Grumble Boats is a gorgeous new picture book from Susannah McFarlane, illustrated by Tamsin Ainslie. Here, Susannah shares her inspiration for this personal and tender story about a grandma with a special way of helping little ones cope with their grumbles.

My mum was an excellent grandma. Not so much because she bought treats (even though she did) and not because she let the kids get away with stuff (because she didn’t), but because she gave her grandchildren time.

She would read books, she would encourage them to read books, she would tell stories, she would sing songs, she would watch them tackle new crafts. She had time, she made time, for them.

She would spend time doing things with the kids that other people wouldn’t, like follow them on their make-believe. Best example – I once returned home from work to find the kids on all fours drinking milk from bowls on the floor.

‘We’re dogs,’ said Emma, then three-years-old, simply.

‘And quite good dogs, too,’ added Mum.

Perhaps most importantly, Mum had time to listen to the kids. Time to listen to their (often quite long-winded) accounts of small happenings, time to hear their slowly forming understandings of things and, above all, time to listen when things weren’t going so well. She was particularly interested in taking time to help untangle unhelpful thoughts.

In fact, looking back, that was probably Mum’s special gift: she could spot ‘out of sorts’ at 20 paces. She noticed the grandchild (and the adult child) who was a little quiet – the one who didn’t join in the family dinner table banter, who seemed a little tangled – and she always wanted to know why, what was happening for them and, if possible, if she could help untangle them.

I wanted to honour that careful, loving untangling in Grumble Boats – the special quality Mum had of curiously meeting someone in their grumble and helping them find a way out of it. Far from dismissing it, she encouraged sitting in it, dealing with it and, only then, moving on.
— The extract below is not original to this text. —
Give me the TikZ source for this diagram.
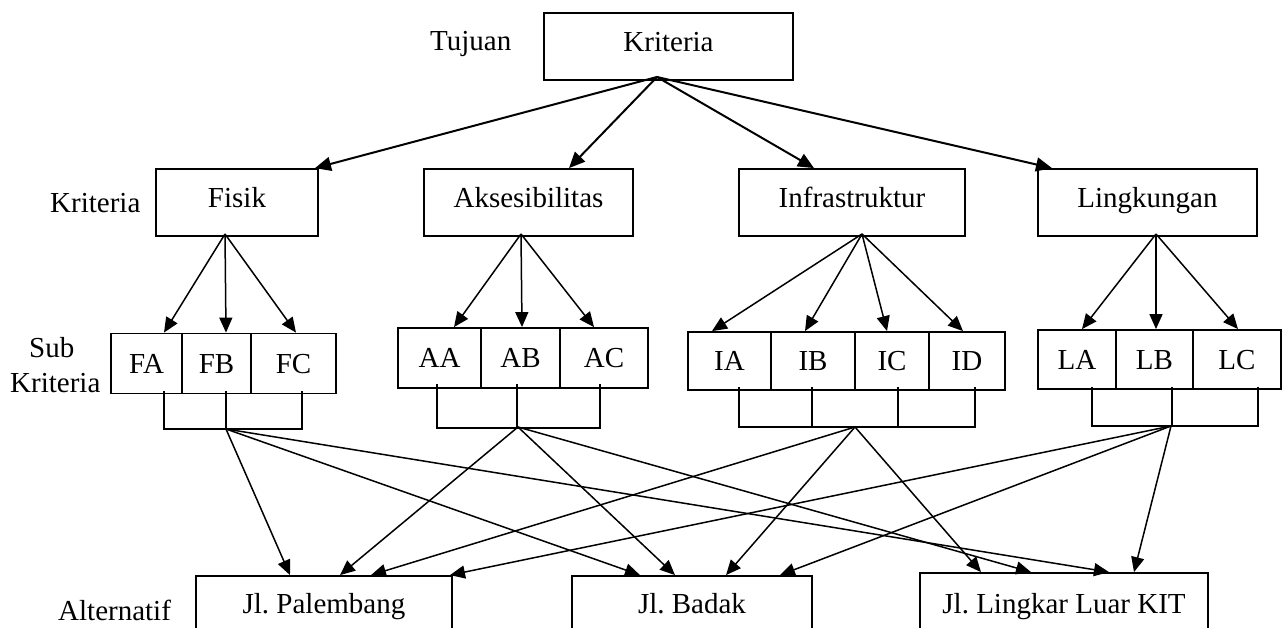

That’s what the grandma in the story is doing as she watches Emma furiously draw her grumble and then exclaims: ‘Goodness me! That looks very grumpy! Brilliant, Emma!’
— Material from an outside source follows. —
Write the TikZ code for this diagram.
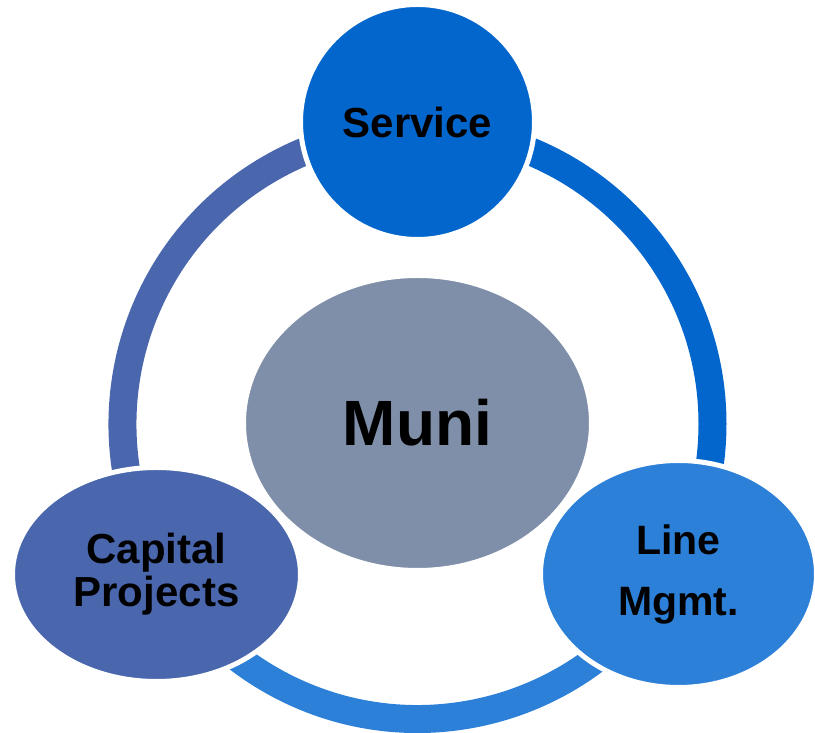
\documentclass[tikz,border=0pt]{standalone}
\usepackage{fontspec}
\setmainfont{Liberation Sans}
\usetikzlibrary{shapes.geometric}
\definecolor{cService}{HTML}{0366CC}
\definecolor{cLine}{HTML}{2C80D7}
\definecolor{cCapital}{HTML}{4A67AE}
\definecolor{cMuni}{HTML}{7F8FA9}
\tikzset{
  ringseg/.style={line width=28pt, line cap=butt},
  bubble/.style={ellipse, draw=white, line width=5pt, inner sep=0pt, align=center, text=black, font=\bfseries},
}
\begin{document}
\begin{tikzpicture}[x=1pt,y=1pt]
\useasboundingbox (0,0) rectangle (815,733);
\coordinate (c) at (417.5,309);
% ring segments
\draw[ringseg, cService] ([shift={(90:295)}]c) arc[start angle=90, end angle=-30, radius=295];
\draw[ringseg, cLine] ([shift={(-30:295)}]c) arc[start angle=-30, end angle=-150, radius=295];
\draw[ringseg, cCapital] ([shift={(210:295)}]c) arc[start angle=210, end angle=90, radius=295];
% nodes
\node[bubble, fill=cMuni, minimum width=348pt, minimum height=295pt, font=\bfseries\fontsize{64}{70}\selectfont] (muni) at (417.5,310) {Muni};
\node[bubble, fill=cService, minimum width=234pt, minimum height=235pt, font=\bfseries\fontsize{42}{46}\selectfont] (service) at (417.5,611) {Service};
\node[bubble, fill=cCapital, minimum width=288pt, minimum height=214pt, font=\bfseries\fontsize{42}{43}\selectfont] (capital) at (156.5,158.5) {Capital\\Projects};
\node[bubble, fill=cLine, minimum width=276pt, minimum height=227pt, font=\bfseries\fontsize{41}{61}\selectfont] (line) at (678.5,159) {Line\\Mgmt.};
\end{tikzpicture}
\end{document}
Beloved US children’s TV host Mr Rogers once said ‘if you can name a feeling, you can manage it.’ Wise words. I think Mum and Mr Rogers would have got on well.

This slightly battered picture of Mum and Emma, then three years old, captures much of all this. The two striding off, adventure most likely ahead, and total trust on the part of Emma: if Grandma had your hand, all was, or at least would be, well.

Mum died in 2011 and in losing her, our family lost their emotional head. I wrote in my eulogy: ‘Mum saw us, all of us, and loved us anyway. Being seen fully and loved is a wonderful thing.’

Grumble Boats is for Mum but it is also for all Grandmas and Grandpas who give their time to look and listen and love.

Oh, and Mum never made a grumble boat – but I reckon she would think it was a really good idea.